Compatibility Is About Migration, Not Magic
The MongoDB and Cassandra APIs implement the respective wire protocols and query languages, so existing apps and tools connect with little change. This is compatibility for migration, not a promise that every server-side feature of the original product is reproduced identically — some advanced or version-specific features may differ. For DP-900 the message is simpler: choose the compatible API to move an existing MongoDB or Cassandra workload onto a managed, globally distributed backend with minimal code change.
Quick Identification Drill
- "JSON documents, SQL-like queries, new app" → NoSQL.
- "We use the
mongoshell / MongoDB drivers today" → MongoDB. - "CQL keyspaces and tables / Cassandra cluster today" → Cassandra.
- "Vertices, edges, traversals, friend-of-friend" → Gremlin.
- "PartitionKey/RowKey, upgrade from Azure Table storage" → Table.
- "Distributed relational PostgreSQL with Citus" → Cosmos DB for PostgreSQL (relational; not one of the five NoSQL APIs).
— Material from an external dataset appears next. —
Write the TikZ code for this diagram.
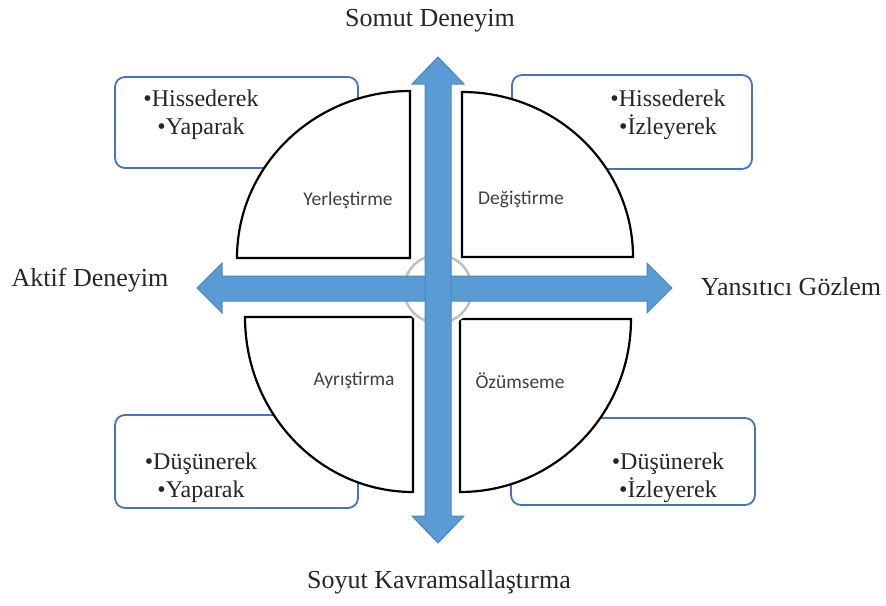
\documentclass[tikz,border=0pt]{standalone}
\usepackage{fontspec}
\setmainfont{Liberation Serif}
\newfontfamily\calibri{Carlito}
\usepackage{xcolor}
\usepackage{tikz}

\definecolor{arrowblue}{HTML}{5B9BD5}
\definecolor{arrowedge}{HTML}{4A86C0}
\definecolor{boxblue}{HTML}{4472C4}
\definecolor{ringgray}{HTML}{BFBFBF}
\definecolor{labelgray}{HTML}{404040}

\tikzset{
  infobox/.style={draw=boxblue, line width=1.8pt, rounded corners=10pt, fill=white},
  quarter/.style={draw=black, line width=2.2pt, fill=white},
  bigarrow/.style={fill=arrowblue, draw=arrowedge, line width=1pt, line join=miter},
  axislabel/.style={font=\fontsize{26}{30}\selectfont, text=black!85},
  steplabel/.style={font=\calibri\fontsize{19.5}{22}\selectfont, text=labelgray},
  itemlist/.style={font=\fontsize{24}{28}\selectfont, align=center, text=black!85}
}

\begin{document}
\begin{tikzpicture}[x=1pt, y=-1pt]
  \useasboundingbox (0,0) rectangle (886,605);

  \draw[infobox] (115,77) rectangle (358,168);
  \draw[infobox] (512,75) rectangle (752,169);
  \draw[infobox] (115,415) rectangle (358,508);
  \draw[infobox] (511,418) rectangle (755,505);

  \node[itemlist] (feeldo) at (201,115) {•Hissederek\\•Yaparak};
  \node[itemlist] (feelwatch) at (668,115) {•Hissederek\\•İzleyerek};
  \node[itemlist] (thinkdo) at (201,478) {•Düşünerek\\•Yaparak};
  \node[itemlist] (thinkwatch) at (668,478) {•Düşünerek\\•İzleyerek};

  \draw[quarter] (410,258) -- (237,258) arc[start angle=180, end angle=270, x radius=173, y radius=167] -- cycle;
  \draw[quarter] (462,257) -- (462,92) arc[start angle=270, end angle=360, x radius=171, y radius=165] -- cycle;
  \draw[quarter] (413,317) -- (245,317) arc[start angle=180, end angle=90, x radius=168, y radius=175] -- cycle;
  \draw[quarter] (460,319) -- (631,319) arc[start angle=0, end angle=90, x radius=171, y radius=173] -- cycle;

  \node[steplabel] (accom) at (348,200) {Yerleştirme};
  \node[steplabel] (diverg) at (521,199) {Değiştirme};
  \node[steplabel] (converg) at (354,380) {Ayrıştirma};
  \node[steplabel] (assim) at (520,381) {Özümseme};

  \fill[white] (438,289) circle[radius=38];
  \draw[ringgray, line width=2.5pt] (438,289) circle[radius=34];

  \draw[bigarrow] (197,288) -- (222,263) -- (222,276) -- (647,276) -- (647,263) -- (672,288)
    -- (647,313) -- (647,301) -- (222,301) -- (222,313) -- cycle;
  \draw[bigarrow] (438,57) -- (464,84) -- (451,84) -- (451,516) -- (464,516) -- (438,543)
    -- (412,516) -- (425,516) -- (425,84) -- (412,84) -- cycle;

  \node[axislabel] (concrete) at (430,21) {Somut Deneyim};
  \node[axislabel] (abstract) at (439,582) {Soyut Kavramsallaştırma};
  \node[axislabel] (active) at (90,280) {Aktif Deneyim};
  \node[axislabel] (reflect) at (791,287) {Yansıtıcı Gözlem};
\end{tikzpicture}
\end{document}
Drilling these one-line tells turns the most common Cosmos DB exam question into a quick pattern match rather than a memory test.
An organization runs a large self-managed Apache Cassandra cluster and wants to move to a fully managed, globally distributed service while keeping its existing CQL queries and Cassandra drivers. Which Azure Cosmos DB API should it use?
A startup is building a brand-new application with no existing database and wants the richest feature set and the SQL-like document query experience that receives new Cosmos DB capabilities first. Which API is Microsoft's recommended choice?